The joystick used for this project is of the analog two axis type with a push button switch on the top of the handle. You may or may not be familiar with how an analog joysticks work, but the simple explanation is as follows: each of the two axes of movement (x and y we will call them) are connected to two separate potentiometers. As the two potentiometers are rotated during movement of the joystick, a voltage reading from zero to VSS of the circuit is output onto the wiper of the potentiometer (lets use "pot" as short for potentiometer). The voltage reading of the wiper can then be fed into an analog input of our microcontroller and converted to a digital value with which we can do all sorts of things. In our case, we will perform a series of steps to convert this analog value into 8 bit numbers which will be sent to the ESCs of our ROV and used to control the speed and direction of the six brushless DC motors
Since I have already explained the use and configuring of the PIC16F1937's ADC module in an earlier tutorial, I won't spend much time going over that here. I will however talk about the differences in implementation of the ADC module for our "ROV-specific" needs. Two analog inputs were used in this process with each AD input connected to a wiper of our joystick potentiometer. You will see how the main loop of our program continuously reconfigures the ADC module to change which input is used as the basis of an AD conversion. This allows us to perform two separate AD conversions in one iteration of the main loop and then come up with digital values to be sent to the ESCs below surface.
The depth (direction of travel along the z-axis) and rotation (rotational movement about z-axis) of the ROV are controlled in the exact same manner with the exception of the process being interrupt driven. Depressing the push-button switch in the handle of the joystick triggers an interrupt which samples the analog inputs in the same manner as described above but with positive y-axis movement of the joystick translated to positive z-axis direction of travel for the ROV (movement towards the surface) and negative y-axis joystick movement translated as negative z-axis direction of travel for the ROV. Additionally, the interrupt translates positive x-axis movement of the joystick as a clockwise rotation about the z-axis and a negative x-axis joystick movement is translated as a counter-clockwise rotation about the z-axis for the ROV. I implemented a series of flags and an encoding scheme to keep track of the intended directional "state" of the ROV based on joystick movement. Each iteration of the control box program's main loop sends 4 separate digital values to the subsurface ROV which are used to control it's movement.

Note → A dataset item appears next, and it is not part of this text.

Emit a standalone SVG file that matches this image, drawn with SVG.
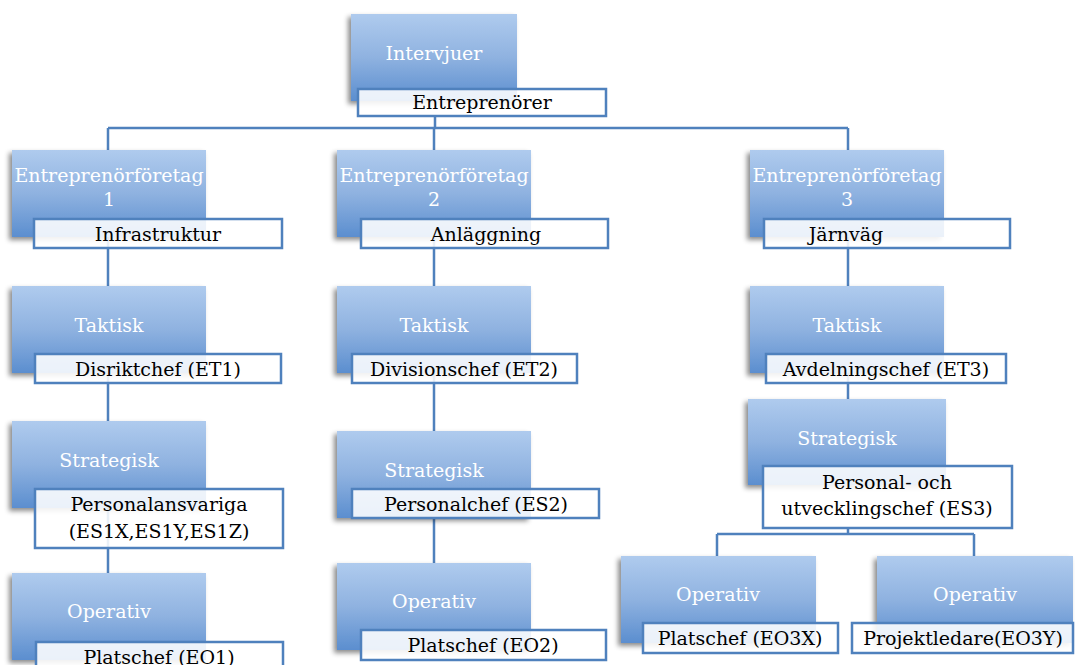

These four values are sent as data packets via RS-232 transceivers. The designation of the four packets is as follows:
"State" intended overall direction of ROV
"Forward Speed" Required speed for motors spinning in forward direction
"Reverse Speed" Required speed for motors spinning in reverse direction
"Up/Down Speed" Required speed for motors spinning in up/down direction (two horizontally
mounted depth control thrusters)
The MCU program on-board the ROV utilizes a counter to keep track of the packets and know how to interpret them in the decoding process. In a later section of this tutorial we will cover the implementation of the PIC's UART module which was interfaced with the RS-232 transceivers. Additionally, the data from sensors on-board the ROV is sent topside to the control box via the UART modules.
As a final consideration, I have to admit that a person with more embedded programming experience would probably produce code that is far more efficient than what you will find here. The number of "firsts" for me were considerable in this project and I aim to make things more efficient as I progress. The complexity of the entire project is significantly more than anything I have done as of now and I fully expect there to be unforeseen bugs that will need to be addressed down the road. Aiming for perfection on the first shot is nearly impossible when inexperience makes it difficult to know exactly what "perfect" means. Aside from reading the data sheets to learn how to use the various PIC peripherals, the implementation is my own imagination and most likely reflects that of an honest first attempt that could be done much better with more experience.